J Bradford DeLong takes his clown show to the Financial Times:
Fema’s decision to keep the Red Cross from sending supplies and medical personnel into New Orleans. The Red Cross reports: “We simply cannot enter New Orleans against their orders . . . [They say] our presence would keep people from evacuating and encourage others to come into the city”?
According to the Red Cross's own website it was state and local officials who prevented them from entering New Orleans, not FEMA:
Acess to New Orleans is controlled by the National Guard and local authorities and while we are in constant contact with them, we simply cannot enter New Orleans against their orders.
The state Homeland Security Department had requested--and continues to request--that the American Red Cross not come back into New Orleans following the hurricane.
That is clear enough English, no?
More errors from the not-so-good professor:
James Lee Witt, who was Fema director under President Bill Clinton: “In the 1990s, in planning for a New Orleans nightmare scenario, the federal government figured it would pre-deploy nearby ships with pumps to remove water from the below-sea-level city and have hospital ships nearby. These things need to be planned and prepared for; it just doesn’t look like it was”

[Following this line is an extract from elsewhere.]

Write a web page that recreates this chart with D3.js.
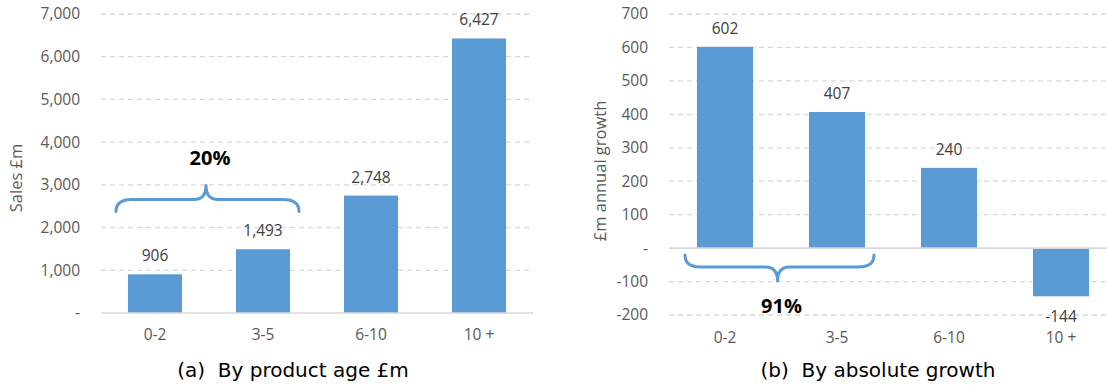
<!DOCTYPE html>
<html>
<head>
<meta charset="utf-8">
<script src="https://cdn.jsdelivr.net/npm/d3@7"></script>
<style>
  html, body { margin: 0; padding: 0; background: #fff; }
  svg { display: block; }
  .tick text { font-family: "Open Sans", "Noto Sans", sans-serif; }
</style>
</head>
<body>
<svg id="chart" width="1107" height="385"></svg>
<script>
// Product age bands shared by both panels
const categories = ["0-2", "3-5", "6-10", "10 +"];

// Panel (a): sales by product age, £m
const salesValues = [906, 1493, 2748, 6427];
const salesTicks = [0, 1000, 2000, 3000, 4000, 5000, 6000, 7000];

// Panel (b): absolute annual growth, £m
const growthValues = [602, 407, 240, -144];
const growthTicks = [-200, -100, 0, 100, 200, 300, 400, 500, 600, 700];

// Brace annotations
const salesBrace = { from: "0-2", to: "3-5", label: "20%" };
const growthBrace = { from: "0-2", to: "3-5", label: "91%" };

const BAR = "#5B9BD5";
const GRID = "#D9D9D9";
const TICK_TEXT = "#595959";
const LABEL_TEXT = "#404040";
const FONT = '"Open Sans", "Noto Sans", sans-serif';

const svg = d3.select("#chart");
// thousands separator, plain hyphen for negatives
const num = d => d3.format(",")(d).replace("\u2212", "-");
const fmt = d => d === 0 ? "-" : num(d);

function panel(opts) {
  const g = svg.append("g");
  const x = d3.scaleBand().domain(categories).range(opts.xRange)
    .paddingInner(0.5).paddingOuter(0.25);
  const y = d3.scaleLinear().domain(opts.yDomain).range(opts.yRange);

  // dashed gridlines
  g.append("g").selectAll("line").data(opts.ticks.filter(t => t !== 0)).join("line")
    .attr("x1", opts.gridX[0]).attr("x2", opts.gridX[1])
    .attr("y1", d => y(d)).attr("y2", d => y(d))
    .attr("stroke", GRID).attr("stroke-width", 1.3).attr("stroke-dasharray", "5,4");

  // y axis labels
  const yAxis = d3.axisLeft(y).tickValues(opts.ticks).tickFormat(fmt).tickSize(0).tickPadding(0);
  const ya = g.append("g").attr("transform", `translate(${opts.yLabelX},0)`).call(yAxis);
  ya.select(".domain").remove();
  ya.selectAll("text").attr("fill", TICK_TEXT).attr("font-size", 15.5);

  // bars
  g.append("g").selectAll("rect").data(opts.values).join("rect")
    .attr("x", (d, i) => x(categories[i]))
    .attr("width", x.bandwidth())
    .attr("y", d => y(Math.max(0, d)))
    .attr("height", d => Math.abs(y(d) - y(0)))
    .attr("fill", BAR);

  // zero baseline
  g.append("line")
    .attr("x1", opts.gridX[0]).attr("x2", opts.gridX[1])
    .attr("y1", y(0)).attr("y2", y(0))
    .attr("stroke", GRID).attr("stroke-width", 1.6);

  // value labels
  g.append("g").selectAll("text").data(opts.values).join("text")
    .attr("x", (d, i) => x(categories[i]) + x.bandwidth() / 2)
    .attr("y", d => d >= 0 ? y(d) - 13 : y(d) + 26)
    .attr("text-anchor", "middle")
    .attr("font-family", FONT).attr("font-size", 15.5).attr("fill", LABEL_TEXT)
    .text(d => num(d));

  // category labels
  const xAxis = d3.axisBottom(x).tickSize(0).tickPadding(0);
  const xa = g.append("g").attr("transform", `translate(0,${opts.catY})`).call(xAxis);
  xa.select(".domain").remove();
  xa.selectAll("text").attr("fill", TICK_TEXT).attr("font-size", 15.5).attr("dy", "0.32em");

  // rotated y-axis title
  g.append("text")
    .attr("transform", `translate(${opts.titleX},${opts.titleY}) rotate(-90)`)
    .attr("text-anchor", "middle").attr("dy", "0.35em")
    .attr("font-family", FONT).attr("font-size", 16.5).attr("fill", TICK_TEXT)
    .text(opts.yTitle);

  // caption
  g.append("text")
    .attr("x", opts.captionX).attr("y", 370)
    .attr("text-anchor", "middle").attr("dy", "0.35em")
    .attr("font-family", '"DejaVu Sans", Verdana, sans-serif')
    .attr("font-size", 20).attr("fill", "#000")
    .attr("xml:space", "preserve")
    .text(opts.caption);

  // curly brace spanning two categories
  const b = opts.brace;
  const x0 = x(b.from) - 12, x1 = x(b.to) + x.bandwidth() + 9;
  const xm = (x0 + x1) / 2 + opts.braceShift;
  const dir = opts.braceDir; // -1: tip points up, 1: tip points down
  const yEnd = opts.braceY, yFlat = yEnd + dir * 12, yTip = yEnd + dir * 26;
  const r = 12;
  const path = d3.path();
  path.moveTo(x0, yEnd);
  path.quadraticCurveTo(x0, yFlat, x0 + r * 1.3, yFlat);
  path.lineTo(xm - r, yFlat);
  path.quadraticCurveTo(xm, yFlat, xm, yTip);
  path.quadraticCurveTo(xm, yFlat, xm + r, yFlat);
  path.lineTo(x1 - r * 1.3, yFlat);
  path.quadraticCurveTo(x1, yFlat, x1, yEnd);
  g.append("path").attr("d", path.toString())
    .attr("fill", "none").attr("stroke", BAR).attr("stroke-width", 3)
    .attr("stroke-linecap", "round").attr("stroke-linejoin", "round");

  g.append("text")
    .attr("x", xm + opts.braceLabelDx).attr("y", opts.braceLabelY)
    .attr("text-anchor", "middle").attr("dy", "0.35em")
    .attr("font-family", '"Open Sans", "Noto Sans", sans-serif')
    .attr("font-weight", "bold").attr("font-size", 20).attr("fill", "#000")
    .text(b.label);
}

panel({
  values: salesValues, ticks: salesTicks,
  xRange: [101, 533], yDomain: [0, 7000], yRange: [313, 14],
  gridX: [101, 533], yLabelX: 80, catY: 335,
  yTitle: "Sales £m", titleX: 16, titleY: 178,
  caption: "(a)  By product age £m", captionX: 293,
  brace: salesBrace, braceY: 211.5, braceDir: -1, braceShift: -1.5,
  braceLabelY: 158, braceLabelDx: 4
});

panel({
  values: growthValues, ticks: growthTicks,
  xRange: [669, 1117], yDomain: [-200, 700], yRange: [315, 14],
  gridX: [669, 1107], yLabelX: 648, catY: 338,
  yTitle: "£m annual growth", titleX: 600, titleY: 171,
  caption: "(b)  By absolute growth", captionX: 878,
  brace: growthBrace, braceY: 255, braceDir: 1, braceShift: -2,
  braceLabelY: 306, braceLabelDx: 4
});
</script>
</body>
</html>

Professor DeLong is proud of having served in an administration that would have deliberately placed ships in the path of a hurricane? Apparently so, because he stresses Witt's point:
When hurricanes threaten the Gulf coast, you pre-position hospital and rescue ships offshore. You have a meeting beforehand and ask: “if this truly goes south – much worse than we are expecting – what things will we wish a month from now that we had done today?” In the case of New Orleans, you know that there will be floods so you prepare to drop support from the air.
Well, that is what the navy was able to do by having the USS Bataan trail the hurricane. Immediately after the flooding occurred. Yet, Professor DeLong deleted that information from his blog's comments section when a helpful reader offered it.